TOKYO -- Nippon Steel plans to freeze production at a blast furnace at its plant in Ibaraki Prefecture, near Tokyo, Nikkei has learned, the latest example of its efforts to deal with overcapacity in Japan.
With an earlier decision to halt three other blast furnaces, the steelmaker will cut its domestic capacity by 20%.
While demand from automakers is increasing, overcapacity remains an issue for the company. Furthermore, Nippon Steel is under pressure to reduce its use of blast furnaces, which emit large amounts of carbon emissions, as Prime Minister Yoshihide Suga pushes Japan toward carbon neutrality.
The production freeze, which is to take place within several years, is planned for one of two blast furnaces at the Ibaraki plant. By simple calculation, the blast furnace accounts for about 10% of the group's total production capacity.
The decision follows an earlier one to shut down three furnaces elsewhere, including at a Hiroshima plant.
Blast furnaces are the core of a steel mill; they melt iron ore at high temperatures and produce raw materials for various steel products. Once operations begin, they do not stop for more than 10 years. Restarting a cold blast furnace carries a heavy price.
The company also intends to eliminate and consolidate some of its rolling and other processing lines. Some of the roughly 3,000 employees affected are likely to be relocated.
Although automobile production has recovered from late last year, the company's steelworks have not yet reached full operation.
The Organization for Economic Cooperation and Development estimates that Japan's crude steel capacity was 130 million tons as of 2019, but actual production was 99 million tons. This shows the country has about 30% more capacity than it needs.
A sudden drop in steel demand due to the pandemic made matters worse.
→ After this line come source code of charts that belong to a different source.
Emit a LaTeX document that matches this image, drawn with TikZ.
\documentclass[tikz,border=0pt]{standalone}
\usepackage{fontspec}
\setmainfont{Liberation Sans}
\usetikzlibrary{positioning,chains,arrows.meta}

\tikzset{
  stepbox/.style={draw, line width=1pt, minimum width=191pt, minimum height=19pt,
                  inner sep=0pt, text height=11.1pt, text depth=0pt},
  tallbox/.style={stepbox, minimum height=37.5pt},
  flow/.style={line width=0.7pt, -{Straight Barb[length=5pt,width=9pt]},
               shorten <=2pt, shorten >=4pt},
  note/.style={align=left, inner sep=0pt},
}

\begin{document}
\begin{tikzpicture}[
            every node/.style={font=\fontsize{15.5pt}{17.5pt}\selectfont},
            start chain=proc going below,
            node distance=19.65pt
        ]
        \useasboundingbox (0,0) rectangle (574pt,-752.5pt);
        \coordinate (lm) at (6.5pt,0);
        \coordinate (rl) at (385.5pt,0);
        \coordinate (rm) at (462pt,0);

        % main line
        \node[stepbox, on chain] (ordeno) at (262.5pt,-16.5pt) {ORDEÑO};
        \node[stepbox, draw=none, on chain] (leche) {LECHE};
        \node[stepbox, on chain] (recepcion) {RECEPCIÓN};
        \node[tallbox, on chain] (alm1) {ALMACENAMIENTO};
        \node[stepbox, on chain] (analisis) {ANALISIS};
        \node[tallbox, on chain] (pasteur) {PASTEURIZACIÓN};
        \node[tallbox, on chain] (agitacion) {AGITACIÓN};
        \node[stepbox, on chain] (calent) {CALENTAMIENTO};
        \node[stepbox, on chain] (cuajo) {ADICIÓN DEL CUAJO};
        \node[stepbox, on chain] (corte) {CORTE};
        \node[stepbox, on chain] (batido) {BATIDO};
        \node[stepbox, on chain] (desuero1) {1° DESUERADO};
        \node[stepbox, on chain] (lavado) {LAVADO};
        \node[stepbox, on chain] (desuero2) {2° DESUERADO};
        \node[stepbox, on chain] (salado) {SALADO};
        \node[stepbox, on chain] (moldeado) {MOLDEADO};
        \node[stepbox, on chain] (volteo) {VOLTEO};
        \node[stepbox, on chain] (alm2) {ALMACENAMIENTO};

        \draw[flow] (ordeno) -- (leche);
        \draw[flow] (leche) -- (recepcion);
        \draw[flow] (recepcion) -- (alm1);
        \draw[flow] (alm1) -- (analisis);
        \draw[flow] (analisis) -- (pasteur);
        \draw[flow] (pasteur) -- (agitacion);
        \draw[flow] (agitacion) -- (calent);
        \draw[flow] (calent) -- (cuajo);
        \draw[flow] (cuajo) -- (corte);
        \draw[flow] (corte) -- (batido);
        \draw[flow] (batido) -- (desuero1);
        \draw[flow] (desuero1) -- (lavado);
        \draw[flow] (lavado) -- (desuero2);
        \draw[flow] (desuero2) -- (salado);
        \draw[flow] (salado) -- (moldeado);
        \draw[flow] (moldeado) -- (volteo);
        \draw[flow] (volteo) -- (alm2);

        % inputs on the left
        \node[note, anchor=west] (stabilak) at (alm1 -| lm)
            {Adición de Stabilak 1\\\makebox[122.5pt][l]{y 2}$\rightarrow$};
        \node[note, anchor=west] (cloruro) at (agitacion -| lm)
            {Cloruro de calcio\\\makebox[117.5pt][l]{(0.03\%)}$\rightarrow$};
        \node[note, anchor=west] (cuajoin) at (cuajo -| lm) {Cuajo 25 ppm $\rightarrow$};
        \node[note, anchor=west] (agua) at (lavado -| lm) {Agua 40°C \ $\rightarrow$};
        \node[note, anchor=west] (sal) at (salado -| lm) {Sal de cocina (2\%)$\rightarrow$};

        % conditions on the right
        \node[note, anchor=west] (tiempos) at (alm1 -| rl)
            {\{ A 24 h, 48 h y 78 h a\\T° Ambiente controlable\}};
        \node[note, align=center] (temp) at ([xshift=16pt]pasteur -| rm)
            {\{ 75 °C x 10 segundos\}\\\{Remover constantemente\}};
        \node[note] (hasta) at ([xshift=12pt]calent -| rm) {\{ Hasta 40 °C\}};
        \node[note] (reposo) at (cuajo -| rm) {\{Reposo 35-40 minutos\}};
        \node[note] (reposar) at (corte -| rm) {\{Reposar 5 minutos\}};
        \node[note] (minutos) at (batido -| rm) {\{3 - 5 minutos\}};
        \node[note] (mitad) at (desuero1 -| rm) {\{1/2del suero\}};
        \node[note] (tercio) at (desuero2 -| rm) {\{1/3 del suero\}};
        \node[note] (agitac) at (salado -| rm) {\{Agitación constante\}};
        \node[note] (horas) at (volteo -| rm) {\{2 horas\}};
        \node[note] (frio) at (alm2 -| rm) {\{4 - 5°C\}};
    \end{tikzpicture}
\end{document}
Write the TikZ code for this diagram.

Domestic crude production in 2020 fell to 83.19 million tons, with nearly 60% of capacity not being utilized.
Demand for steel pipe, used in shipbuilding and in oil and gas field development, is expected to continue to be sluggish. "Production will not return to 90 million tons even after the pandemic," a steel trading company executive told Nikkei.
The move also is in line with the Japanese government's goal to cut the country's greenhouse gas emissions to net-zero by 2050. Since blast furnaces use coal-based coke for combustion, they emit a large amount of CO2. The steel industry is lagging in reducing greenhouse emissions. Nippon Steel in fiscal 2019 emitted 94 million tons, one of the highest totals for a Japanese company.
The current steelmaking method, which relies on blast furnaces, makes it difficult for Nippon Steel to promote decarbonization. Renovating equipment would require tens of billions of yen.
The rise of Chinese rivals is also making it difficult for Japan to keep its blast furnaces operating. Amid Chinese companies' increased production, raw material prices have remained high despite the steel market's sluggishness.
Nippon Steel in the fiscal year through March 2020 posted a consolidated net loss of 431.5 billion yen, its largest-ever deficit.
The steel market is recovering as China drives demand, but if the second largest economy turns to exports, there is a risk of the business environment deteriorating again.
In addition to the Ibaraki plant, Nippon Steel has announced the suspensions of two blast furnaces in Hiroshima Prefecture and another in the city of Wakayama, western Japan. The latest decision means Nippon Steel will be operating 10 blast furnaces, down from 14.